Una cosa es lo que se dice y otra lo que se hace. O, mejor dicho, lo que es posible hacer. Estados Unidos está enfrascado en una escalada verbal contra el gobierno de la República Popular Democrática de Corea (RPDC), pero sus principales analistas descartan la opción militar y llaman a una solución negociada.
El presidente Donald Trump amenazó en la ONU con destruir completamente el país si se viera obligado a actuar y se dirigió a las autoridades de Pyongyang en tono irrespetuoso, algo que sus antecesores en la Casa Blanca evitaron en todo momento.
Según fuentes de medios estadounidenses, las ofensas y amenazas más duras de Trump estaban fuera del libreto aprobado por sus asesores y habrían sido producto de su propia inspiración.
La reacción de la RPDC no se hizo esperar. Consideraron los insultos de Trump como una declaración de guerra y aseguraron que su represalia sobrepasaría los pronósticos de Washington.
La situación en la península coreana es ahora más tensa que nunca antes.
Pero, ¿es posible que las palabras pasen a los hechos? Muchos lo ponen en duda.
Aunque no se puede descartar que, dado el nivel de tensión, un incidente aislado se salga de control y pueda de-sencadenar la guerra, las consecuencias de una conflagración en la península son tan grandes que cualquiera en sus sanos cabales lo pensaría dos veces antes de apretar el botón de ataque.
Los cálculos más conservadores cifran en un millón de muertos el saldo de la primera hora de conflicto. Otros cientos de millones de personas en la región estarían en riesgo si se prolongaran las acciones. El número de desplazados sería inédito desde la Segunda Guerra Mundial.
Antes de plantearse la opción militar, Washington tendría que garantizar la seguridad de Seúl, la capital sudcoreana donde viven más de diez millones de personas, que se encuentra al alcance de la artillería convencional de su vecino. El Pentágono sería incapaz de deshabilitar en el corto plazo los miles de baterías de obuses y misiles que se encuentran desperdigadas en el sur de la RPDC, incluso si sus servicios de inteligencia contaran con información fiable.
Pero a este escenario se suman desde el año 2006 las probadas capacidades nucleares de Pyongyang, cuyas últimas pruebas han sido exitosas y han desencadenado fuertes represalias de la comunidad internacional.
«Los estadounidenses no atacarán Corea del Norte, ya que no es que sospechen, sino que saben con seguridad que tiene armas nucleares», aseguró recientemente el ministro de Exteriores ruso, Serguei Lavrov.
Incluso si fueran interceptados los misiles intercontinentales de que dispone la RPDC, el país cuenta con cientos de corto y mediano alcance que suponen una amenaza para las bases militares estadounidenses y los países vecinos.
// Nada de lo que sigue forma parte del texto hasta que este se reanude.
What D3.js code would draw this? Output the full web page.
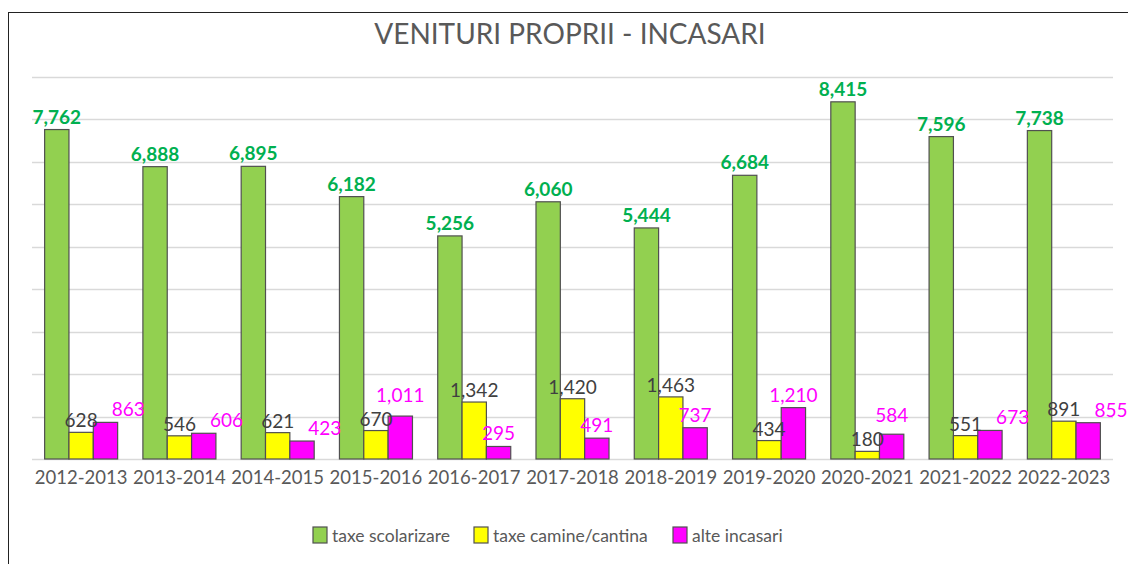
<!DOCTYPE html>
<html>
<head>
<meta charset="utf-8">
<script src="https://cdn.jsdelivr.net/npm/d3@7"></script>
<style>
  html, body { margin: 0; padding: 0; background: #fff; }
  svg { display: block; }
  text { font-family: Lato, "Open Sans", sans-serif; }
</style>
</head>
<body>
<svg id="chart" width="1128" height="564"></svg>
<script>
const title = "VENITURI PROPRII - INCASARI";
const categories = ["2012-2013","2013-2014","2014-2015","2015-2016","2016-2017","2017-2018","2018-2019","2019-2020","2020-2021","2021-2022","2022-2023"];
const seriesNames = ["taxe scolarizare","taxe camine/cantina","alte incasari"];
const taxeScolarizare = [7762, 6888, 6895, 6182, 5256, 6060, 5444, 6684, 8415, 7596, 7738];
const taxeCamine = [628, 546, 621, 670, 1342, 1420, 1463, 434, 180, 551, 891];
const alteIncasari = [863, 606, 423, 1011, 295, 491, 737, 1210, 584, 673, 855];
const yTicks = [0,1000,2000,3000,4000,5000,6000,7000,8000,9000];

const fills = ["#92D050", "#FFFF00", "#FF00FF"];
const labelColors = ["#00B050", "#404040", "#FF00FF"];
const labelWeights = ["bold", "normal", "normal"];
const seriesValues = [taxeScolarizare, taxeCamine, alteIncasari];

const svg = d3.select("#chart");
const plotLeft = 32, plotRight = 1113, plotTop = 77, plotBottom = 459;

// outer border
svg.append("rect").attr("x", 8.5).attr("y", 12.5).attr("width", 1130).attr("height", 570)
  .attr("fill", "#fff").attr("stroke", "#222").attr("stroke-width", 1);

svg.append("text").attr("x", 570).attr("y", 44).attr("text-anchor", "middle")
  .attr("font-size", 28).attr("fill", "#595959").text(title);

const x = d3.scaleBand().domain(categories).range([plotLeft, plotRight])
  .paddingInner(0.257).paddingOuter(0.1285);
const xs = d3.scaleBand().domain(d3.range(3)).range([0, x.bandwidth()]);
const y = d3.scaleLinear().domain([0, 9000]).range([plotBottom, plotTop]);

// gridlines
svg.append("g").selectAll("line").data(yTicks.slice(1)).join("line")
  .attr("x1", plotLeft).attr("x2", plotRight)
  .attr("y1", d => Math.round(y(d)) + 0.5).attr("y2", d => Math.round(y(d)) + 0.5)
  .attr("stroke", "#D9D9D9").attr("stroke-width", 1.3);
svg.append("line").attr("x1", plotLeft).attr("x2", plotRight)
  .attr("y1", plotBottom + 0.5).attr("y2", plotBottom + 0.5).attr("stroke", "#D9D9D9").attr("stroke-width", 1.3);

// bars
const barsG = svg.append("g");
seriesValues.forEach((vals, s) => {
  barsG.append("g").selectAll("rect").data(vals).join("rect")
    .attr("x", (d, i) => x(categories[i]) + xs(s))
    .attr("y", d => y(d))
    .attr("width", xs.bandwidth())
    .attr("height", d => y(0) - y(d))
    .attr("fill", fills[s]).attr("stroke", "#505050").attr("stroke-width", 1.2);
});

// labels
const fmt = d3.format(",");
const labelSel = [];
const labelLift = [6, 5, 6];
seriesValues.forEach((vals, s) => {
  const sel = svg.append("g").selectAll("text").data(vals).join("text")
    .attr("x", (d, i) => x(categories[i]) + xs(s) + xs.bandwidth() / 2)
    .attr("y", d => y(d) - labelLift[s])
    .attr("text-anchor", "middle")
    .attr("font-size", 19)
    .attr("font-weight", labelWeights[s])
    .attr("fill", labelColors[s])
    .text(d => fmt(d));
  labelSel.push(sel);
});
// resolve overlaps between "taxe camine" and "alte incasari" labels
const yNodes = labelSel[1].nodes(), mNodes = labelSel[2].nodes();
mNodes.forEach((m, i) => {
  const a = yNodes[i].getBBox(), b = m.getBBox();
  const overlapY = Math.min(a.y + a.height, b.y + b.height) - Math.max(a.y, b.y);
  const overlapX = a.x + a.width - b.x;
  if (overlapY > 10 && overlapX > 0) {
    d3.select(m).attr("x", +d3.select(m).attr("x") + overlapX + 14);
  } else if (overlapY > 0 && overlapX > 0) {
    // lift the higher label just enough to clear
    if (b.y < a.y) d3.select(m).attr("y", +d3.select(m).attr("y") - overlapY - 1);
    else d3.select(yNodes[i]).attr("y", +d3.select(yNodes[i]).attr("y") - overlapY - 1);
  }
});

// x axis labels
const xAxis = d3.axisBottom(x).tickSize(0).tickPadding(12);
const ax = svg.append("g").attr("transform", `translate(0,${plotBottom})`).call(xAxis);
ax.select(".domain").remove();
ax.selectAll("text").attr("font-size", 18.5).attr("fill", "#595959")
  .attr("font-family", "Lato, 'Open Sans', sans-serif");

// legend
const legendX = [313, 474, 673];
const lg = svg.append("g");
seriesNames.forEach((n, s) => {
  lg.append("rect").attr("x", legendX[s]).attr("y", 527).attr("width", 14).attr("height", 16)
    .attr("fill", fills[s]).attr("stroke", "#505050").attr("stroke-width", 1.2);
  lg.append("text").attr("x", legendX[s] + 19).attr("y", 542)
    .attr("font-size", 17.5).attr("fill", "#595959").text(n);
});
</script>
</body>
</html>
Algunos analistas aseguran que la distancia geográfica a la que se encuentra Estados Unidos le da cierta ventaja, pero Washington tiene desplegados más de 30 000 efectivos en Corea del Sur y otros tantos en Japón. En caso de guerra, sus fuerzas estarían en riesgo directo.
Pero el saldo de un posible conflicto no solo se mediría en bajas civiles y militares. Corea del Sur es uno de los principales proveedores de productos manufacturados y de alta tecnología de Occidente. Una guerra paralizaría las fábricas y el impacto en el comercio tendría alcance global.
Desatadas las acciones bélicas, tampoco se podría descartar que China, que tiene frontera con la RPDC, o Rusia se vean obligadas a intervenir en el conflicto por motivos de seguridad nacional, poniendo a la humanidad al borde de una guerra mundial de consecuencias incalculables.
Si la Guerra de Corea, entre 1950 y 1953, le costó a Estados Unidos cerca de 20 000 millones de dólares de la época y 50 000 vidas, una reedición escalaría esas cifras a números estratosféricos.
Los llamados internacionales, como el que hizo el canciller cubano Bruno Rodríguez Parrilla en la ONU, se centran en la desnuclearización total de la región, con respeto a la soberanía de los países y sin injerencias extranjeras. «Solo a través del diálogo y las negociaciones se puede lograr una solución política duradera, que debe tener en cuenta las preocupaciones legítimas de todas las partes involucradas», añadió.
Lo único que cabe esperar es que prevalezca el sentido común.